Era la majestad de los tiempos antiguos, la voz con la que Grecia resonaba en nuestros oídos, el gesto que transportaba a lugares que se comenzaba a amar. Eugenio Frutos, mi, nuestro, primer profesor de Filosofía en la universidad.

Todavía me alimenta el estupor que me produjeron sus primeras clases. Sus referencias a la locura como origen del saber, su pregunta sobre si nosotros, desde el presente, somos capaces de entender a los griegos, si estamos en disposición de leer lo que aquellos escribieron. Claro que, escuchándole, mi pregunta era todavía más fundamental: ¿estoy en disposición de entender lo que este hombre me cuenta? En su boca, las palabras adquirían un sentido totalmente desconocido. Discurso. Hasta ese momento, para mí, discurso era, simplemente, lo que un orador pronunciaba desde una tribuna. Pero, de repente, apareció el «discurso de los griegos», el «discurso mítico» y una nueva palabra fue incorporándose a mi lenguaje.

Eugenio era el misterio del saber. El saber hecho misterio, teatralizado, en un gesto que quizá pretendiera contextualizar el «discurso». Su voz profunda, cavernosa, de una caverna que, desde luego, no era la de Platón, desgranaba, rítmicamente, la inscripción a la entrada de un templo sumerio: «Lu eabna ta, ib taa…eea», «Todo aquel que entre en el templo…», nos tradujo, e inmediatamente, las puertas del templo se abrieron. Y nunca más se volvieron a cerrar.

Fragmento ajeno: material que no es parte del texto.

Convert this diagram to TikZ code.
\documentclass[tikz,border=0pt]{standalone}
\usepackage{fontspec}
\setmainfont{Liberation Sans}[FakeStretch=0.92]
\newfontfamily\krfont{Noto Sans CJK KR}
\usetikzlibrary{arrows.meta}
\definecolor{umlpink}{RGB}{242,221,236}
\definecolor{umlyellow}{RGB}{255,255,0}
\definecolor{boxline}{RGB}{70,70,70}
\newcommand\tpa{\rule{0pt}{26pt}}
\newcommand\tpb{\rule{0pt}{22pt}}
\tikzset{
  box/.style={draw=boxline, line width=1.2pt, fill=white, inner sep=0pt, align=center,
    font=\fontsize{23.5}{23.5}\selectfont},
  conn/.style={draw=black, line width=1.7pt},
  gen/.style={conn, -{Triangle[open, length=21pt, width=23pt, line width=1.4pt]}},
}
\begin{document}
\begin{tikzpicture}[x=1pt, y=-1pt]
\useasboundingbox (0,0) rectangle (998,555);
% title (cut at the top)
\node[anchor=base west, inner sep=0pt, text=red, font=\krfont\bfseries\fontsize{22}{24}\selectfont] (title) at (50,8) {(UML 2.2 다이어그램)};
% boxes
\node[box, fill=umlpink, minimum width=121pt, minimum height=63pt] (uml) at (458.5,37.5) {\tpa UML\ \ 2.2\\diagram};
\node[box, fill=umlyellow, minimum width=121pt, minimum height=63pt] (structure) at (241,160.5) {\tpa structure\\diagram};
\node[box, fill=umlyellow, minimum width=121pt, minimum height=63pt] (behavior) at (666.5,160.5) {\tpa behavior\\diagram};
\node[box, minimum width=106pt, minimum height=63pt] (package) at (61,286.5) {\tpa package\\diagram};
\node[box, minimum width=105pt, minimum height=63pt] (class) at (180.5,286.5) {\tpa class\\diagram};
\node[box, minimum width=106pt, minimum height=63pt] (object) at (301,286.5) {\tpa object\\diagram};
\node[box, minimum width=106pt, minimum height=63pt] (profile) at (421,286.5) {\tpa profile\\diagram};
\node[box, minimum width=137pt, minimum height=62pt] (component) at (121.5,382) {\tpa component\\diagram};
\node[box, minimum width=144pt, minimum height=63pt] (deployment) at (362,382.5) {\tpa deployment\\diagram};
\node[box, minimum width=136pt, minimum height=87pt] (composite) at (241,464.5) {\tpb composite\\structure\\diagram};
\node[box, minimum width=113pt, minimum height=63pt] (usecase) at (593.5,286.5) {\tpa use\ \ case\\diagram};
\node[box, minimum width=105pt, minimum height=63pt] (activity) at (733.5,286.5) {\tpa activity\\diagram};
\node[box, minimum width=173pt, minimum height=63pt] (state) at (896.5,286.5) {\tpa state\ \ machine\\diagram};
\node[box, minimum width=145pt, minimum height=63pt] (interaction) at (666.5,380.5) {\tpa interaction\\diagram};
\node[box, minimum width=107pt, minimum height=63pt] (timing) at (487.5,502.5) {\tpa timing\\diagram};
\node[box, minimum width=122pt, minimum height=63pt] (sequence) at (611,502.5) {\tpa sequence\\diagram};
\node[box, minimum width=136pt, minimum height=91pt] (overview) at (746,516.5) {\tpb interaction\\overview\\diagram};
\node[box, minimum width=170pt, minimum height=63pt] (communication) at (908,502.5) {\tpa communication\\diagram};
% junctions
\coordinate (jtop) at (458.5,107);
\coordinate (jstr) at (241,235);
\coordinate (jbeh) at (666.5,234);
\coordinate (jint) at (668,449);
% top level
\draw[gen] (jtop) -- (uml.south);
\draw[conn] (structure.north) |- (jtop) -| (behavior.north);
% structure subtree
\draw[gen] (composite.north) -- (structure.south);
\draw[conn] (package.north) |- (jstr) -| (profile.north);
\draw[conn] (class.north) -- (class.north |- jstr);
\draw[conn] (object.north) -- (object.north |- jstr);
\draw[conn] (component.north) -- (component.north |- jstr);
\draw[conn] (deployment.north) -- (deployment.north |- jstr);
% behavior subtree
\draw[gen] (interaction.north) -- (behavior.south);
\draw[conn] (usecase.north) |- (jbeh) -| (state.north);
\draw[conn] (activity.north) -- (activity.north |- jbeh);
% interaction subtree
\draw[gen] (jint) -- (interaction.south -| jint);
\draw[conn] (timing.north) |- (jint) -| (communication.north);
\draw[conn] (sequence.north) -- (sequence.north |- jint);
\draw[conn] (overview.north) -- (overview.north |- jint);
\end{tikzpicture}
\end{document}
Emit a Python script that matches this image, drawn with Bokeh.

No tengo palabras para describir el mundo que me abrió Eugenio. No fue solo Grecia, el mito, sino toda una serie de maravillosos autores que habían escrito sobre ello. Vernant, Vidal-Naquet, Detienne, Rodríguez Adrados…¡Dodds! A pesar de que acabé especializándome en filosofía contemporánea, por culpa, dicho sea de paso, de otro héroe del saber, José Luis Rodríguez García, que me atrapó, en todos los sentidos de la palabra, para trabajar con él, la atmósfera de la que me impregnó aquel primer curso no ha dejado de acompañarme.

Tanto es así que uno de los proyectos en que estoy embarcado tiene el sello de Eugenio Frutos: la traducción de la obra de Antonio Capizzi, un filósofo italiano a quien Eugenio nos dio a conocer y que se aplica a una lectura tremendamente personal y rigurosa de la filosofía griega. Sus lecturas de los presocráticos, en especial de Parménides y Heráclito, abren horizontes de interpretación no transitados hasta el momento. Eugenio tuvo el gran mérito de conocer su obra y de hacernos cómplices en su valoración.

Porque si algo caracterizó la labor de Eugenio fue su afán de no ajustarse a los moldes tradicionales del «discurso» filosófico, de poner en cuestión las lecturas establecidas de la filosofía griega. En ese sentido contribuyó, con sus clases, a reivindicar autores y tradiciones habitualmente despreciadas u olvidadas, como la de los sofistas, aplicándose, de ese modo, a lo que es tarea fundamental de buena parte de la filosofía contemporánea de sello materialista: la crítica del platonismo y de sus perniciosos efectos teologizantes. Se trataba, siguiendo a Capizzi, de leer la filosofía griega sin las deformaciones introducidas por Platón y Aristóteles.

Eugenio el Oscuro, le llamábamos de modo cariñoso algunos de nosotros, remedando el apodo por el que la tradición aristotélica nombra a Heráclito. Su gesto de concentración en clase, paseando de un lado a otro de la tarima, como buscando las mejores palabras que hicieran justicia al pensamiento, su mirada de frente, cuando decidía haberlas encontrado, todo un ritual que perdura en la memoria. Pero del mismo modo que, como nos recuerda Capizzi, Heráclito no fue oscuro para sus contemporáneos de Éfeso, Eugenio, bajo esa ritualidad tan acusada, sabía hacer fluir con eficacia su discurso para transmitir los elementos claves del pensar antiguo.

Discúlpenme ustedes esto ejercicio filosófico, quizá poco adecuado para las páginas de un periódico. Pero es el imprescindible homenaje a un maestro. Sit Tibi Terra Levis.